M. Comeau (Robert) : Bien, on a un taux quand même important de vaccination. Si on déploie un effort important pour augmenter de quelques points de pourcentage alors que, comme on disait précédemment, dans un centre hospitalier, la clientèle entre librement, les fournisseurs entrent librement, les aidants naturels entrent librement et en sortent, est-ce que convaincre ce 2 % ou 3 % là de gens est significativement... est un effort significatif qu'on doit déployer pour atteindre ça? Un aidant naturel passe plus que 15 minutes auprès d'un patient, il peut passer des heures pour l'accompagner et tout ça. Le risque est quand même là. Alors, c'est un peu les incohérences qu'on soulevait, un petit peu, précédemment. Alors, on veut encore une fois imposer des choses aux techniciens professionnels de la santé. D'ailleurs, on sent qu'on se sert de ce groupe-là pour pouvoir l'imposer plus largement à la population.

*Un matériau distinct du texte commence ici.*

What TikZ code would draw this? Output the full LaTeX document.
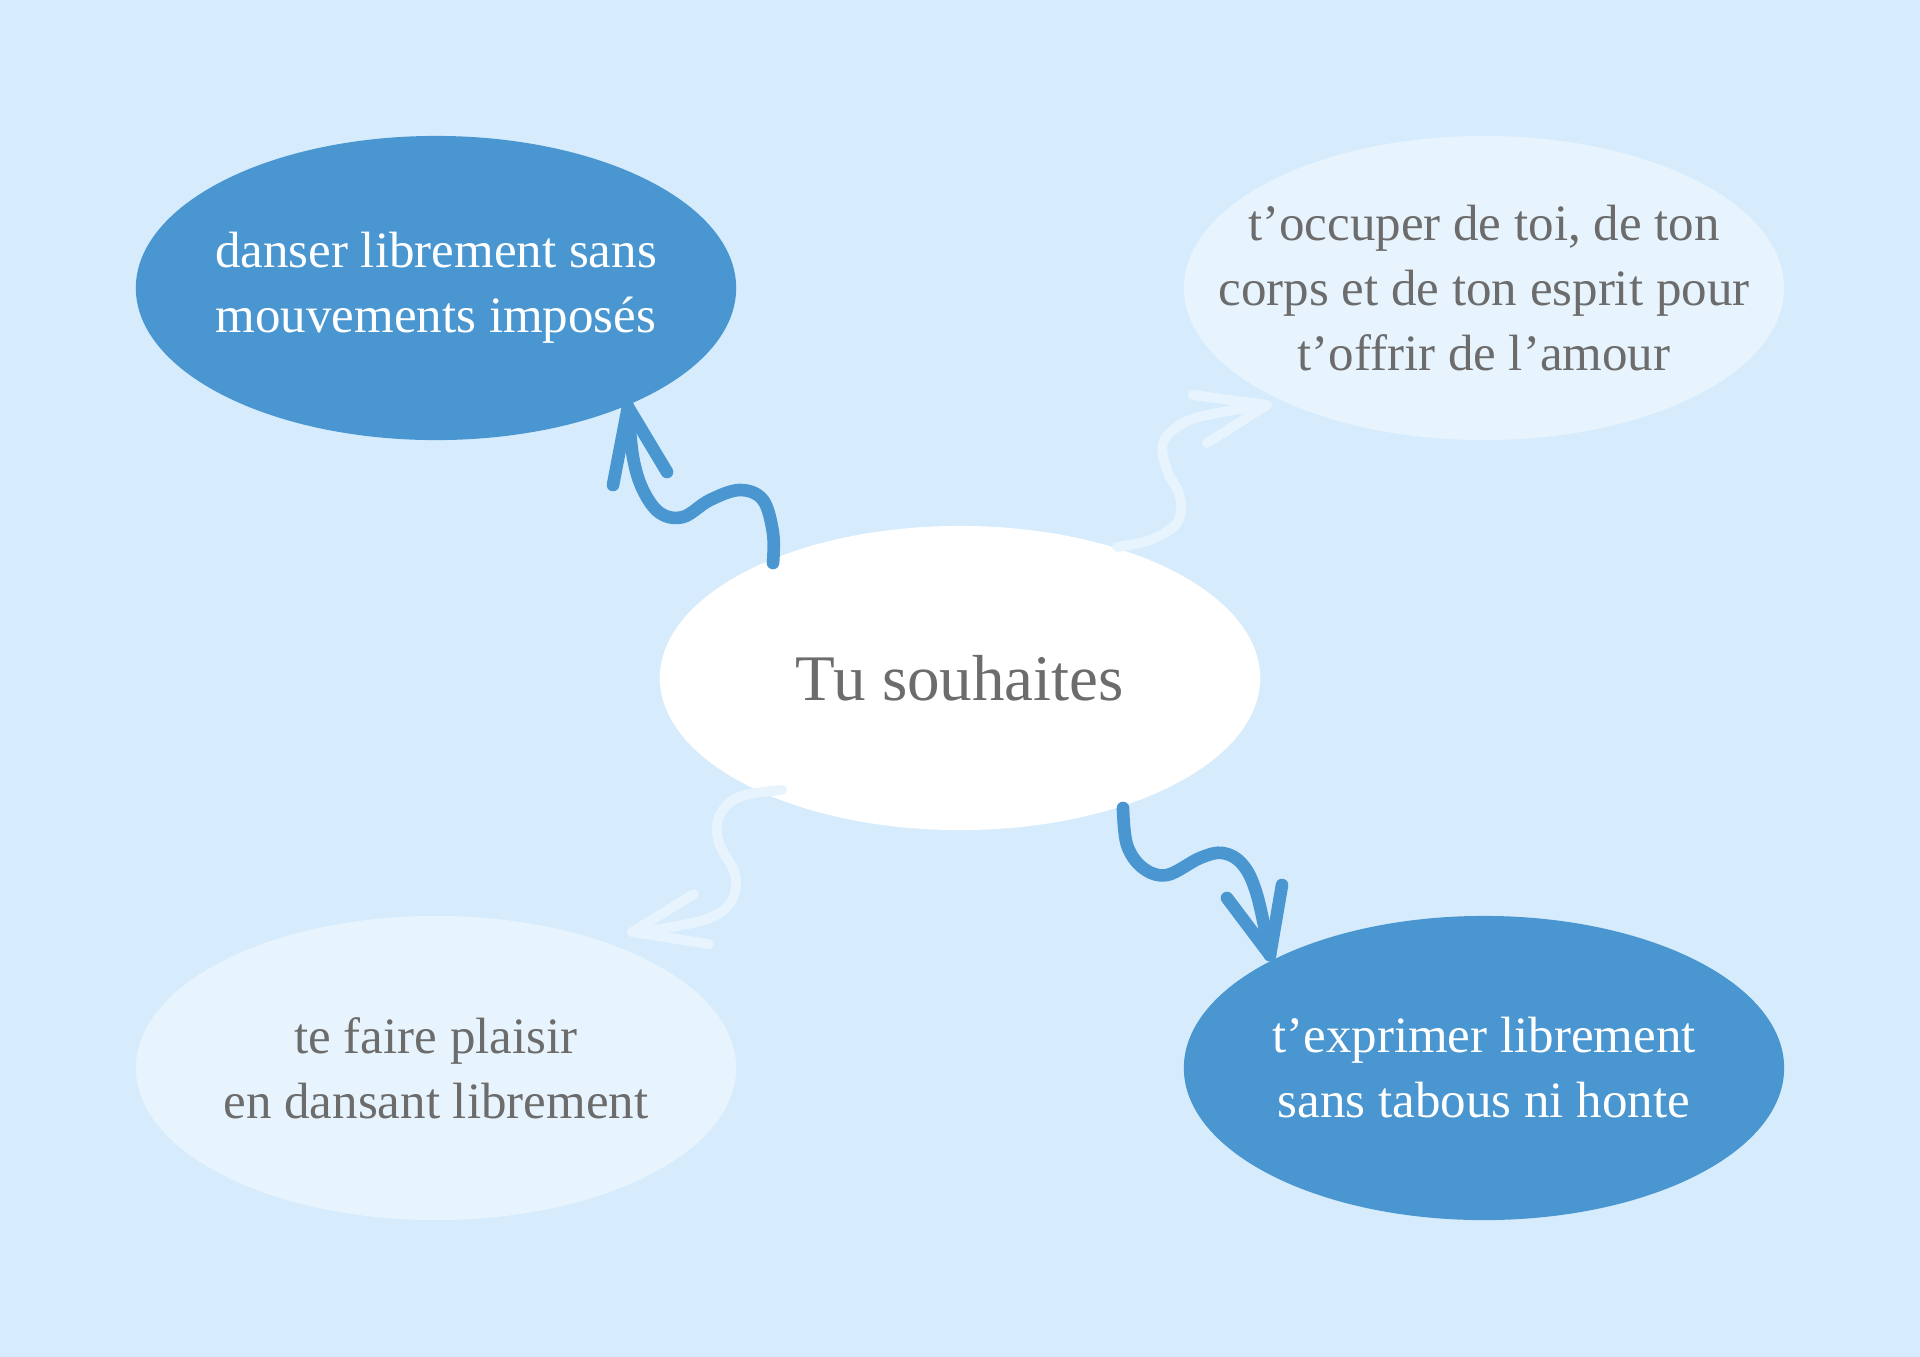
\documentclass[tikz,border=0pt]{standalone}
\usepackage{fontspec}
\setmainfont{Liberation Serif}
\usepackage{tikz}
\usetikzlibrary{shapes.geometric}
\definecolor{bgblue}{RGB}{214,236,252}
\definecolor{darkblob}{RGB}{74,150,208}
\definecolor{paleblob}{RGB}{231,244,254}
\definecolor{txtgray}{RGB}{108,108,108}
\tikzset{every node/.style={font=\fontsize{14.5}{18.5}\selectfont, align=center},
  blob/.style={ellipse, inner sep=0pt, minimum width=6cm, minimum height=3.04cm},
  darkblob/.style={blob, fill=darkblob, label={[text=white]center:#1}},
  paleblob/.style={blob, fill=paleblob, label={[text=txtgray]center:#1}},
  darkarrow/.style={draw=darkblob, line width=3.6pt, line cap=round, line join=round},
  palearrow/.style={draw=paleblob, line width=2.8pt, line cap=round, line join=round}}

\begin{document}
\begin{tikzpicture}[x=0.01cm, y=-0.01cm]
  \fill[bgblue] (0,0) rectangle (1920,1357);
  \node[darkblob={danser librement sans\\mouvements imposés}] (tl) at (436,288) {};
  \node[paleblob={t’occuper de toi, de ton\\corps et de ton esprit pour\\t’offrir de l’amour}] (tr) at (1484,288) {};
  \node[blob, fill=white, text=txtgray, font=\fontsize{18.5}{22}\selectfont] (ctr) at (960,678) {Tu souhaites};
  \node[paleblob={te faire plaisir\\en dansant librement}] (bl) at (436,1068) {};
  \node[darkblob={t’exprimer librement\\sans tabous ni honte}] (br) at (1484,1068) {};
  % connector ends
  \coordinate (tl-out) at (773,563);  \coordinate (tl-in) at (628,407);
  \coordinate (tr-out) at (1117,547); \coordinate (tr-in) at (1267,405);
  \coordinate (br-out) at (1123,808); \coordinate (br-in) at (1270,955);
  \coordinate (bl-out) at (782,790);  \coordinate (bl-in) at (632,932);
  \begin{scope}[darkarrow]
    \draw plot[smooth, tension=0.6] coordinates {(tl-out) (773,533) (763,500) (740,490) (710,500) (683,517) (660,513) (643,490) (633,457) (tl-in)};
    \draw (tl-in) -- (613,485);
    \draw (tl-in) -- (667,472);
    \draw plot[smooth, tension=0.6] coordinates {(br-out) (1127,845) (1143,868) (1167,875) (1200,858) (1223,853) (1243,865) (1257,895) (br-in)};
    \draw (br-in) -- (1227,898);
    \draw (br-in) -- (1282,885);
  \end{scope}
  \begin{scope}[palearrow]
    \draw plot[smooth, tension=0.6] coordinates {(tr-out) (1150,540) (1177,523) (1180,497) (1167,470) (1163,443) (1183,423) (1217,413) (tr-in)};
    \draw (tr-in) -- (1193,395);
    \draw (tr-in) -- (1207,443);
    \draw plot[smooth, tension=0.6] coordinates {(bl-out) (739,797) (719,817) (719,843) (735,874) (732,900) (712,917) (672,927) (bl-in)};
    \draw (bl-in) -- (694,894);
    \draw (bl-in) -- (709,944);
  \end{scope}
\end{tikzpicture}
\end{document}
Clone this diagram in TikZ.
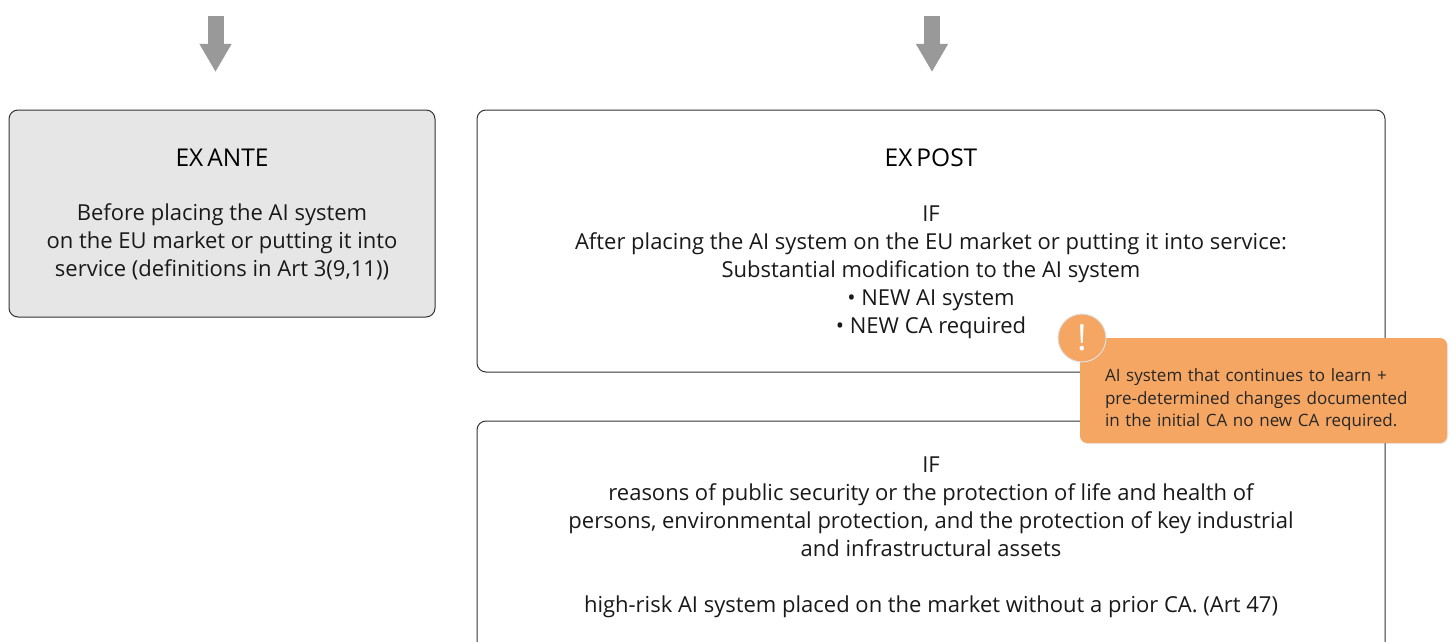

Vous savez, on a déployé des efforts immenses pendant les 18 derniers mois. Nos gens sont à bout. Et ça, se faire faire ça, c'est comme dire : Bien, vous n'avez pas assez l'esprit professionnel et vous n'avez pas assez l'esprit scientifique pour y penser vous-mêmes, là, tu sais, on vous oblige à le faire. C'est comme mal pris, là, je vous dirais, là, par une bonne partie de nos membres. Ils le font, ils le font, ce sont des professionnels. Ce sont des gens scientifiques qui ont une bonne formation, mais ils sont un petit peu tannés, là, je vous dirais.

Et, en plus de la négociation qu'on n'a pas vraiment... On n'a pas d'entente de principe avec le gouvernement encore, là. Tout ça s'ajoute. Et nos gens, moi, je salue leur professionnalisme dans tout ça, de rester près de la clientèle et de rester la tête haute dans ça, parce que ce n'est pas le gouvernement, je vous dirais, actuellement, qui nous pousse dans le dos à donner d'excellents services, là. On est plus dans la contrainte, là.

Mme Fréchette (Josée) : Et si je peux ajouter, on n'a pas eu le temps de terminer, mais on avait une question très importante, là, à la fin de notre élection, c'est : On veut être rassurés par le gouvernement. On veut savoir c'est quoi leur plan de contingence.

M. Marissal : Merci beaucoup.

Le Président (M. Provençal)  : Je remercie M. Comeau et Mme Fréchette, pour leur contribution à nos travaux.

Compte tenu de l'heure, la commission ajourne ses travaux au vendredi 27 août 2021 à 8 h 35, où elle poursuivra son mandat. Merci à tous.